In the first phase of the project, we investigated the epistemology of counterfactual knowledge: how can we have knowledge of what is not actually, but merely possibly the case? And how could we ever justify our assumptions about what would happen if some other particular situation obtained? One result of the first project phase is that imagination is likely to play an important role in a comprehensive answer to our original epistemological question. Hence imagination shall be our focus in the second project phase: according to many philosophers, imagination plays a key role in the acquisition of modal knowledge. Yet there currently is no plausible theory of imagination which fully explains this role. We will fill this gap in the second phase of the project.


First, we will investigate which forms of imagination there are and how they differ from each other and related mental states. Our inquiry will start with core applications of imagination, in particular quasi-perceptual states and mental imagery. Then we will proceed to possible applications which go far beyond providing mental imagery. We will also take a closer look at the relationship between imagination and scientific practices such as computer-aided visual simulations.

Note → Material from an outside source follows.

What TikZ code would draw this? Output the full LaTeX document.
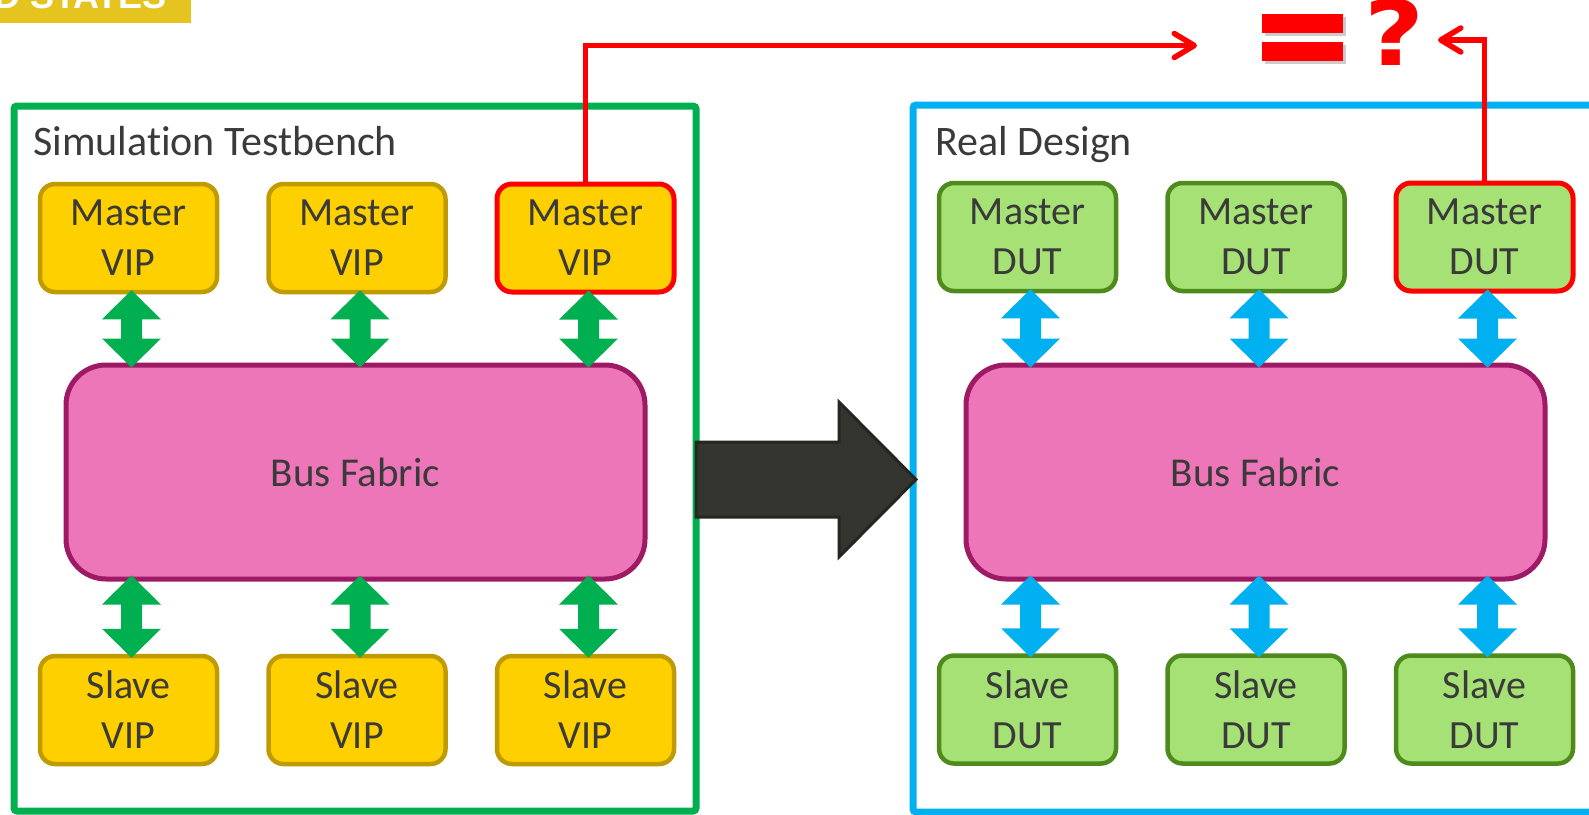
\documentclass[tikz,border=0pt]{standalone}
\usepackage{fontspec}
\setmainfont{Carlito}[Ligatures=NoCommon]
\newfontfamily\qfont{DejaVu Sans}
\newfontfamily\banfont{Liberation Sans}
\usetikzlibrary{arrows.meta,calc}
\definecolor{txt}{HTML}{3A3A3A}
\definecolor{goldfill}{HTML}{FFD000}
\definecolor{golddraw}{HTML}{BF9B00}
\definecolor{dutfill}{HTML}{A5E174}
\definecolor{dutdraw}{HTML}{4F8A1D}
\definecolor{busfill}{HTML}{EC76B8}
\definecolor{busdraw}{HTML}{9E1A64}
\definecolor{mygreen}{HTML}{00B050}
\definecolor{myblue}{HTML}{00B0F0}
\definecolor{myred}{HTML}{FF0000}
\definecolor{banner}{HTML}{E6C41F}
\definecolor{bigfill}{HTML}{35352F}
\definecolor{bigdraw}{HTML}{262621}
\newcommand\dblarrow[3]{\fill[#3] let \p1=#1, \p2=#2 in
 (\x1,\y1) -- ++(29.5pt,-29pt) -- ++(-19pt,0pt) -- (\x1+10.5pt,\y2+29pt) -- ++(19pt,0pt)
 -- (\x1,\y2) -- (\x1-29.5pt,\y2+29pt) -- ++(19pt,0pt) -- (\x1-10.5pt,\y1-29pt) -- ++(-19pt,0pt) -- cycle;}
\tikzset{
 outerbox/.style={draw, line width=7pt, rounded corners=3pt, minimum width=#1, inner sep=0pt},
 titletext/.style={anchor=base west, inner sep=0pt, text=txt, font=\fontsize{42}{50}\selectfont},
 blk/.style={rounded corners=15pt, line width=4.5pt, minimum width=177pt, minimum height=108pt,
   inner sep=0pt, align=center, text=txt, font=\fontsize{40}{50}\selectfont},
 vip/.style={blk, fill=goldfill, draw=golddraw},
 dut/.style={blk, fill=dutfill, draw=dutdraw},
 redbox/.style={draw=myred, line width=5pt},
 bus/.style={rounded corners=40pt, line width=5pt, fill=busfill, draw=busdraw,
   minimum width=579pt, minimum height=214pt, inner sep=0pt, text=txt, font=\fontsize{41}{50}\selectfont},
 redline/.style={draw=myred, line width=5.5pt, -{Straight Barb[length=20pt,width=24pt,round]}}
}
\begin{document}
\begin{tikzpicture}[x=1pt,y=-1pt]
\useasboundingbox (0,0) rectangle (1589,814);
% banner
\fill[banner] (0,0) rectangle (191,23);
\node[anchor=base west, inner sep=0pt, text=white, font=\banfont\bfseries\fontsize{36}{36}\selectfont] (ban) at (-6,8) {D STATES};
% outer boxes
\node[outerbox=682pt, draw=mygreen, minimum height=705pt] (tb) at (355,458.5) {};
\node[outerbox=787pt, draw=myblue, minimum height=707pt] (rd) at (1306.5,458.5) {};
\node[titletext] (t1) at (33,155) {Simulation Testbench};
\node[titletext] (t2) at (935,155) {Real Design};
% left side
\node[vip] (m1) at (128.5,238) {Master\\VIP};
\node[vip] (m2) at (357,238) {Master\\VIP};
\node[vip, redbox] (m3) at (585.5,238) {Master\\VIP};
\node[vip] (s1) at (128.5,710) {Slave\\VIP};
\node[vip] (s2) at (357,710) {Slave\\VIP};
\node[vip] (s3) at (585.5,710) {Slave\\VIP};
\node[bus] (bus1) at (355.5,472) {Bus Fabric};
% right side
\node[dut] (d1) at (1027.5,237) {Master\\DUT};
\node[dut] (d2) at (1256,237) {Master\\DUT};
\node[dut, redbox] (d3) at (1484.5,237) {Master\\DUT};
\node[dut] (e1) at (1027.5,709.5) {Slave\\DUT};
\node[dut] (e2) at (1256,709.5) {Slave\\DUT};
\node[dut] (e3) at (1484.5,709.5) {Slave\\DUT};
\node[bus] (bus2) at (1255.5,472) {Bus Fabric};
% double arrows
\foreach \m/\s/\b/\c in {m1/s1/bus1/mygreen, m2/s2/bus1/mygreen, m3/s3/bus1/mygreen,
                         d1/e1/bus2/myblue, d2/e2/bus2/myblue, d3/e3/bus2/myblue}{
  \dblarrow{($(\m.south)+(3,-4)$)}{($(\m.south |- \b.north)+(3,5)$)}{\c}
  \dblarrow{($(\s.north |- \b.south)+(3,-6)$)}{($(\s.north)+(3,4)$)}{\c}
}
% big arrow
\filldraw[fill=bigfill, draw=bigdraw, line width=3pt, line join=miter]
  (696,442) -- (839,442) -- (839,402) -- (916,479.5) -- (839,557) -- (839,517) -- (696,517) -- cycle;
% equals and question
\fill[black!20] (1265,17) rectangle (1346,36);
\fill[black!20] (1265,45) rectangle (1346,64);
\fill[myred] (1262,14) rectangle (1343,33);
\fill[myred] (1262,42) rectangle (1343,61);
\node[anchor=base, inner sep=0pt, text=myred, xscale=1.15, font=\qfont\bfseries\fontsize{90}{90}\selectfont] (q) at (1394.5,65) {?};
\coordinate (eqL) at (1197,45.5);
\coordinate (qR) at (1438,40);
\draw[redline] (m3.north) |- (eqL);
\draw[redline] (d3.north) |- (qR);
\end{tikzpicture}
\end{document}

Next, we will explore ways in which cognitively valuable functions of imagination differ from uses of creative imagination which are not bound to such functions. Our working hypothesis is that imagination is cognitively valuable only provided it does not proceed in an unregulated way, but is reliably subject to suitable constraints. These implicit or explicit constraints covary with the different functions of imagination, in particular with the flexible contribution of imagination to different forms of modal knowledge. It is far from clear how precisely we manage to impose these systematic constraints so as to fine-tune the use of imagination in accordance with its different functions, and which mental faculties and capacities imagination recruits in performing its different tasks.

Our inquiry will be informed by the extant literature in philosophy and beyond. On the one hand, we will critically scrutinize the present debate on modal imagination. On the other hand, we will also deal in depth with a prominent conception of imagination in the history of philosophy, namely Kant's theory of 'Einbildungskraft'. We will explore the systematic potential of Kant's conception as a contribution to the contemporary debate on the cognitive value of imagination.